Starting and running a business in Ontario comes with plenty of decisions—one of the biggest being whether to incorporate. For many entrepreneurs, incorporation feels like a milestone, a signal that the business has “made it.” But is it the right move for you? Let’s break down the pros and cons of incorporating your Ontario business so you can make an informed choice.

What Does Incorporation Mean?

Incorporation is the process of creating a separate legal entity for your business under federal or provincial law. This new corporation can own property, enter contracts, earn income, and pay taxes independently of you, the owner. Unlike a sole proprietorship or partnership, a corporation has its own legal identity.

The Pros of Incorporation an Ontario Business

  1. Limited Liability

As a corporation, your personal assets are generally protected from business debts and lawsuits. Creditors can only go after the assets of the company, not your personal home or savings (as long as you’re operating within the law).

  1. Tax Advantages

Ontario corporations benefit from a lower small business tax rate compared to personal income tax. The current small business rate can be significantly less than what you’d pay as an individual once your business income grows. Incorporation also allows for tax deferral—leaving money in the corporation to be taxed at a lower rate until you withdraw it.
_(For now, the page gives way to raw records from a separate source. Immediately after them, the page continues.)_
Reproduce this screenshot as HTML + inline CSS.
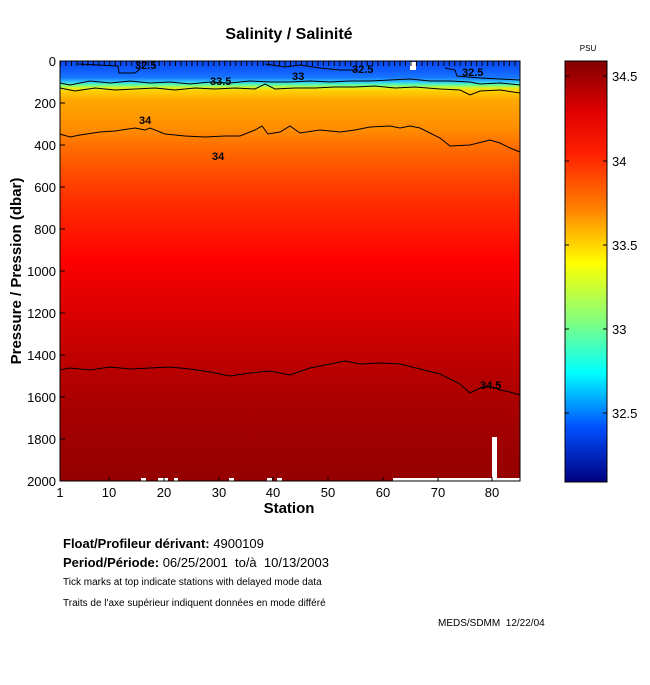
<!DOCTYPE html>
<html><head><meta charset="utf-8"><style>
body{margin:0;background:#fff;}
svg text{font-family:"Liberation Sans",sans-serif;white-space:pre;}
</style></head><body>
<svg width="650" height="680" viewBox="0 0 650 680" xmlns="http://www.w3.org/2000/svg">
<defs>
<linearGradient id="field" x1="0" y1="61" x2="0" y2="481" gradientUnits="userSpaceOnUse">
<stop offset="0" stop-color="#0a48f0"/>
<stop offset="0.025" stop-color="#1060ff"/>
<stop offset="0.04" stop-color="#1878ff"/>
<stop offset="0.05" stop-color="#30c8ff"/>
<stop offset="0.057" stop-color="#60ffa0"/>
<stop offset="0.064" stop-color="#e0f020"/>
<stop offset="0.071" stop-color="#ffd000"/>
<stop offset="0.093" stop-color="#ffa800"/>
<stop offset="0.164" stop-color="#ff8c00"/>
<stop offset="0.2" stop-color="#ff7000"/>
<stop offset="0.26" stop-color="#ff5000"/>
<stop offset="0.33" stop-color="#ff3000"/>
<stop offset="0.426" stop-color="#ff1000"/>
<stop offset="0.474" stop-color="#ff0000"/>
<stop offset="0.545" stop-color="#e80000"/>
<stop offset="0.64" stop-color="#d00000"/>
<stop offset="0.736" stop-color="#b80000"/>
<stop offset="0.855" stop-color="#a40000"/>
<stop offset="1" stop-color="#940000"/>
</linearGradient>
<linearGradient id="cb" x1="0" y1="61" x2="0" y2="482" gradientUnits="userSpaceOnUse">
<stop offset="0" stop-color="#800000"/>
<stop offset="0.12" stop-color="#e00000"/>
<stop offset="0.22" stop-color="#ff2000"/>
<stop offset="0.35" stop-color="#ff8000"/>
<stop offset="0.48" stop-color="#ffff00"/>
<stop offset="0.62" stop-color="#80ff80"/>
<stop offset="0.74" stop-color="#00ffff"/>
<stop offset="0.87" stop-color="#0050ff"/>
<stop offset="1" stop-color="#000080"/>
</linearGradient>
</defs>
<text x="289" y="39" font-size="16" font-weight="bold" text-anchor="middle">Salinity / Salinité</text>
<rect x="60" y="61" width="460" height="420" fill="url(#field)"/>
<rect x="492" y="437" width="5" height="44" fill="#fff"/>
<rect x="393" y="478" width="127" height="3" fill="#fff"/>
<rect x="141" y="478" width="5" height="3" fill="#fff"/>
<rect x="158" y="478" width="10" height="3" fill="#fff"/>
<rect x="174" y="478" width="4" height="3" fill="#fff"/>
<rect x="229" y="478" width="5" height="3" fill="#fff"/>
<rect x="267" y="478" width="5" height="3" fill="#fff"/>
<rect x="277" y="478" width="5" height="3" fill="#fff"/>
<rect x="410" y="62" width="6" height="8" fill="#fff"/>
<g fill="none" stroke="#000" stroke-width="1">
<polyline points="78,64 118,66 119,73 135,73 140,69"/>
<polyline points="265,64 285,67 300,65 320,68 340,70 358,70"/>
<polyline points="445,68 455,70 457,76 480,78 500,79 520,80"/>
<polyline points="60,83 70,85 90,81 110,83 130,81 150,83 170,82 190,84 210,82 230,83 250,81 270,82 290,82 310,81 330,82 350,81 370,81 390,80 410,79 430,81 450,81 470,82 480,84 500,83 520,85"/>
<polyline points="60,88 75,91 95,88 115,90 135,89 155,88 175,90 195,88 215,89 235,88 255,89 265,84 275,89 295,88 315,88 335,87 355,87 375,86 395,88 415,87 440,89 460,90 470,95 480,91 500,90 520,93"/>
<polyline points="60,134 70,137 80,135 100,132 115,131 135,128 145,130 150,128 165,134 185,136 205,137 225,136 240,136 255,130 262,126 268,134 280,132 290,126 300,133 320,130 340,132 355,130 370,127 390,126 400,128 410,126 420,128 440,138 450,146 470,145 490,140 500,143 510,148 520,152"/>
<polyline points="60,370 70,368 90,370 110,367 130,369 150,368 170,367 190,369 210,372 230,376 250,373 270,371 290,375 310,368 330,364 345,361 360,364 380,363 400,364 420,369 440,374 460,384 470,393 480,388 490,386 500,390 510,392 520,395"/>
</g>
<g font-size="11" font-weight="bold" fill="#000">
<text x="135" y="69">32.5</text>
<text x="210" y="85">33.5</text>
<text x="292" y="80">33</text>
<text x="352" y="73">32.5</text>
<text x="462" y="76">32.5</text>
<text x="139" y="124">34</text>
<text x="212" y="160">34</text>
<text x="480" y="389">34.5</text>
</g>
<line x1="60" y1="63.5" x2="520" y2="63.5" stroke="#000" stroke-width="5" stroke-dasharray="1 4.476"/>
<rect x="60" y="61" width="460" height="420" fill="none" stroke="#000" stroke-width="1"/>
<g stroke="#000">
<line x1="60" y1="103" x2="65" y2="103"/><line x1="60" y1="145" x2="65" y2="145"/><line x1="60" y1="187" x2="65" y2="187"/><line x1="60" y1="229" x2="65" y2="229"/><line x1="60" y1="271" x2="65" y2="271"/><line x1="60" y1="313" x2="65" y2="313"/><line x1="60" y1="355" x2="65" y2="355"/><line x1="60" y1="397" x2="65" y2="397"/><line x1="60" y1="439" x2="65" y2="439"/>
<line x1="109" y1="481" x2="109" y2="477"/><line x1="164" y1="481" x2="164" y2="477"/><line x1="219" y1="481" x2="219" y2="477"/><line x1="273" y1="481" x2="273" y2="477"/><line x1="328" y1="481" x2="328" y2="477"/><line x1="383" y1="481" x2="383" y2="477"/><line x1="438" y1="481" x2="438" y2="477"/><line x1="492" y1="481" x2="492" y2="477"/>
</g>
<g font-size="13" text-anchor="end">
<text x="56" y="66">0</text><text x="56" y="108">200</text><text x="56" y="150">400</text><text x="56" y="192">600</text><text x="56" y="234">800</text><text x="56" y="276">1000</text><text x="56" y="318">1200</text><text x="56" y="360">1400</text><text x="56" y="402">1600</text><text x="56" y="444">1800</text><text x="56" y="486">2000</text>
</g>
<g font-size="13" text-anchor="middle">
<text x="60" y="497">1</text><text x="109" y="497">10</text><text x="164" y="497">20</text><text x="219" y="497">30</text><text x="273" y="497">40</text><text x="328" y="497">50</text><text x="383" y="497">60</text><text x="438" y="497">70</text><text x="492" y="497">80</text>
</g>
<text x="289" y="513" font-size="15" font-weight="bold" text-anchor="middle">Station</text>
<text transform="translate(21,271) rotate(-90)" font-size="15" font-weight="bold" text-anchor="middle">Pressure / Pression (dbar)</text>
<text x="588" y="51" font-size="8" text-anchor="middle">PSU</text>
<rect x="565" y="61" width="42" height="421" fill="url(#cb)" stroke="#000"/>
<g stroke="#000">
<line x1="565" y1="76" x2="569" y2="76"/><line x1="603" y1="76" x2="607" y2="76"/>
<line x1="565" y1="161" x2="569" y2="161"/><line x1="603" y1="161" x2="607" y2="161"/>
<line x1="565" y1="245" x2="569" y2="245"/><line x1="603" y1="245" x2="607" y2="245"/>
<line x1="565" y1="329" x2="569" y2="329"/><line x1="603" y1="329" x2="607" y2="329"/>
<line x1="565" y1="413" x2="569" y2="413"/><line x1="603" y1="413" x2="607" y2="413"/>
</g>
<g font-size="13">
<text x="612" y="81">34.5</text><text x="612" y="166">34</text><text x="612" y="250">33.5</text><text x="612" y="334">33</text><text x="612" y="418">32.5</text>
</g>
<text x="63" y="548" font-size="13"><tspan font-weight="bold">Float/Profileur dérivant:</tspan> 4900109</text>
<text x="63" y="567" font-size="13"><tspan font-weight="bold">Period/Période:</tspan> 06/25/2001&#160; to/à&#160; 10/13/2003</text>
<text x="63" y="585" font-size="10">Tick marks at top indicate stations with delayed mode data</text>
<text x="63" y="606" font-size="10">Traits de l'axe supérieur indiquent données en mode différé</text>
<text x="438" y="626" font-size="10">MEDS/SDMM&#160; 12/22/04</text>
</svg>
</body></html>
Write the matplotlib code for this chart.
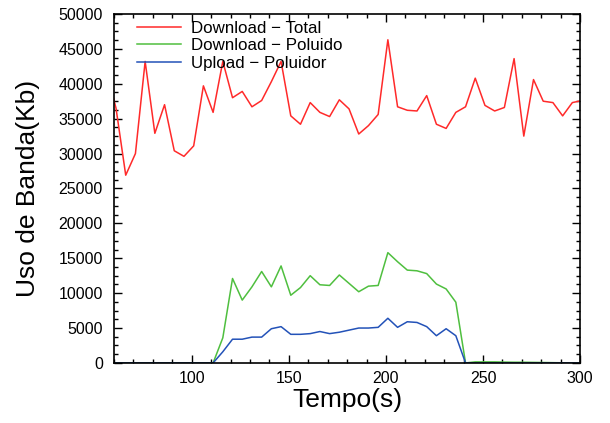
import numpy as np
import matplotlib.pyplot as plt
from matplotlib.ticker import MultipleLocator

plt.rcParams['font.family'] = ['Liberation Sans', 'DejaVu Sans']

# tempo (s), um ponto a cada 5 s
tempo = np.arange(56, 302, 5)

download_total = [42000, 36500, 26900, 30000, 43200, 32900, 37000, 30400, 29600, 31100,
                  39700, 35900, 43200, 38000, 38900, 36700, 37600, 40300, 43200, 35400,
                  34200, 37300, 35900, 35300, 37700, 36400, 32800, 34000, 35600, 46300,
                  36700, 36200, 36100, 38300, 34200, 33600, 35900, 36700, 40800, 36900,
                  36100, 36600, 43600, 32500, 40600, 37500, 37300, 35400, 37300, 37600]

download_poluido = [0, 0, 0, 0, 0, 0, 0, 0, 0, 0,
                    0, 0, 3600, 12100, 9000, 10900, 13100, 10900, 13900, 9700,
                    10800, 12500, 11200, 11100, 12600, 11400, 10200, 11000, 11100, 15800,
                    14500, 13300, 13200, 12800, 11300, 10600, 8700, 0, 150, 150,
                    150, 120, 100, 100, 80, 60, 40, 20, 0, 0]

upload_poluidor = [0, 0, 0, 0, 0, 0, 0, 0, 0, 0,
                   0, 0, 1600, 3400, 3400, 3700, 3700, 4900, 5200, 4100,
                   4100, 4200, 4500, 4200, 4400, 4700, 5000, 5000, 5100, 6400,
                   5100, 5900, 5800, 5200, 3900, 4900, 3900, 0, 0, 0,
                   0, 0, 0, 0, 0, 0, 0, 0, 0, 0]

fig = plt.figure(figsize=(6.10, 4.23), dpi=100)
ax = fig.add_axes([0.187, 0.142, 0.764, 0.825])

ax.plot(tempo, download_total, color='#ff2a2a', lw=1.1, label='Download \u2212 Total')
ax.plot(tempo, download_poluido, color='#4fbf3f', lw=1.1, label='Download \u2212 Poluido')
ax.plot(tempo, upload_poluidor, color='#2352b8', lw=1.1, label='Upload \u2212 Poluidor')

ax.set_xlim(60, 300)
ax.set_ylim(0, 50000)
ax.xaxis.set_major_locator(MultipleLocator(50))
ax.xaxis.set_minor_locator(MultipleLocator(10))
ax.yaxis.set_major_locator(MultipleLocator(5000))
ax.yaxis.set_minor_locator(MultipleLocator(1250))
ax.tick_params(which='both', direction='in', top=True, right=True, labelsize=11.5)
ax.tick_params(which='major', length=6, width=1)
ax.tick_params(which='minor', length=3, width=1)
ax.tick_params(axis='y', which='major', pad=8)
ax.tick_params(axis='x', which='major', pad=6)
for s in ax.spines.values():
    s.set_linewidth(1.2)

ax.set_xlabel('Tempo(s)', fontsize=19, labelpad=1)
ax.set_ylabel('Uso de Banda(Kb)', fontsize=19, labelpad=13)

ax.legend(loc='upper left', frameon=False, fontsize=12.2, handlelength=2.6,
          handletextpad=0.6, labelspacing=0.15, borderaxespad=0.0,
          bbox_to_anchor=(0.035, 1.0))

fig.savefig('out.png', dpi=100)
  1. Credibility and Growth Opportunities

Incorporating can make your business appear more established and trustworthy to clients, lenders, and investors. If you plan to seek outside investment or eventually sell your business, a corporate structure is typically more attractive.

  1. Income Splitting

While rules have tightened in recent years, there are still opportunities to split income with family members who work in the business, reducing your overall family tax burden.

The Cons of Incorporation

  1. Setup and Ongoing Costs

Incorporating isn’t free. There are government filing fees, legal costs, and ongoing expenses for maintaining corporate records, filing corporate tax returns, and possibly hiring professionals to handle compliance.

  1. More Administration

As a sole proprietor, you simply report your income on your personal tax return. A corporation, however, must keep detailed records, hold shareholder meetings, and file annual returns. For some small businesses, this extra paperwork can feel overwhelming.

  1. Losses Can’t Be Claimed Personally

If your incorporated business runs at a loss, those losses can’t offset your personal income. As a sole proprietor, business losses can reduce your taxable income, which is helpful in the early years.

  1. Double Taxation on Withdrawals

Profits left in the company are taxed at a lower rate, but once you pay yourself dividends or salary, you’ll face personal tax. While there are ways to plan around this, it adds complexity.

So, Should You Incorporate?

The decision largely depends on your business’s size, profitability, and long-term goals. If your business is still small, generating modest income, and you prefer simplicity, remaining a sole proprietor may be best for now. But if your profits are growing, you want liability protection, and you’re thinking long-term, incorporation can be a smart move.

At the end of the day, every business is different. A consultation with a qualified accountant can help you weigh the numbers and determine the best path forward for your Ontario business.